Indeed, the last paragraph of Davis's two-volume "The Rise and Fall of the Confederate Government" — penned at Beauvoir and often called "the Bible of the Lost Cause" — can hardly be seen as an apology.
"In asserting the right of secession," Davis wrote, "it has not been my wish to incite to its exercise: I recognize the fact that the war showed it to be impracticable, but this did not prove it to be wrong; and, now that it may not be again attempted, and that the Union may promote the general welfare, it is needful that the truth, the whole truth, should be known, so that crimination and recrimination may for ever cease, and then, on the basis of fraternity and faithful regard for the rights of the States, there may be written on the arch of the Union, Esto perpetua."
Translation: "May it persevere."
Wrong perspective, says descendant
Hayes-Davis says his ancestor is a victim of political correctness and of people's insistence on looking at historical events from today's perspective.
He believes, as Davis did, that the Southern states had a constitutional right to secede. When asked if he thinks secession is viable or legal today, he is noncommittal.

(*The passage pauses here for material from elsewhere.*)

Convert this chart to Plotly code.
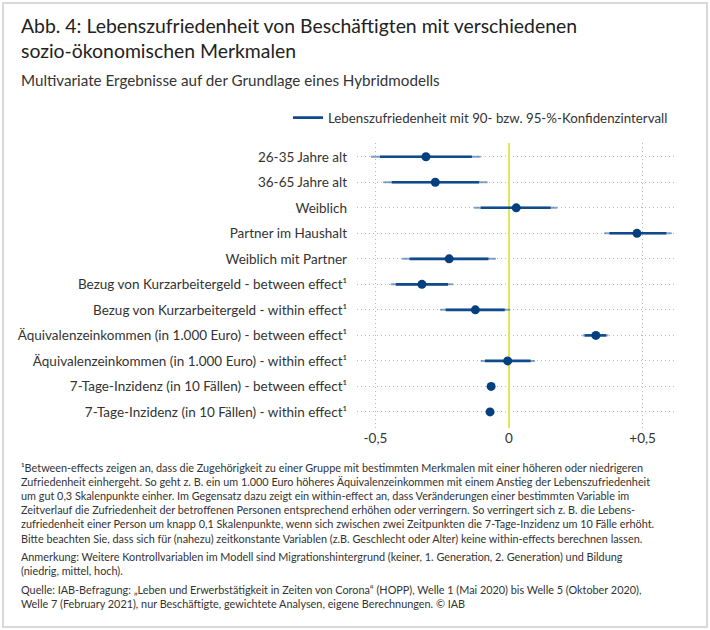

"I think the issue is not so much the country splitting. I think the issue is federal control over the states. And I think that you see that even today, when federal mandates come from Washington that, `You will do this, whether you want to or not...,'" says Hayes-Davis, who has represented Davis' family at more than 100 functions over the years.
As for events this year in connection with the bicentennial, biographer Cooper says he has no problem with descendants re-enacting Davis' inauguration and the like.
"The Civil War is the central event in our nation's history, and Davis had a critical part to play in that," Cooper says. "And not to study it makes no sense to me."
Just as long, he adds, as commemoration does not become celebration.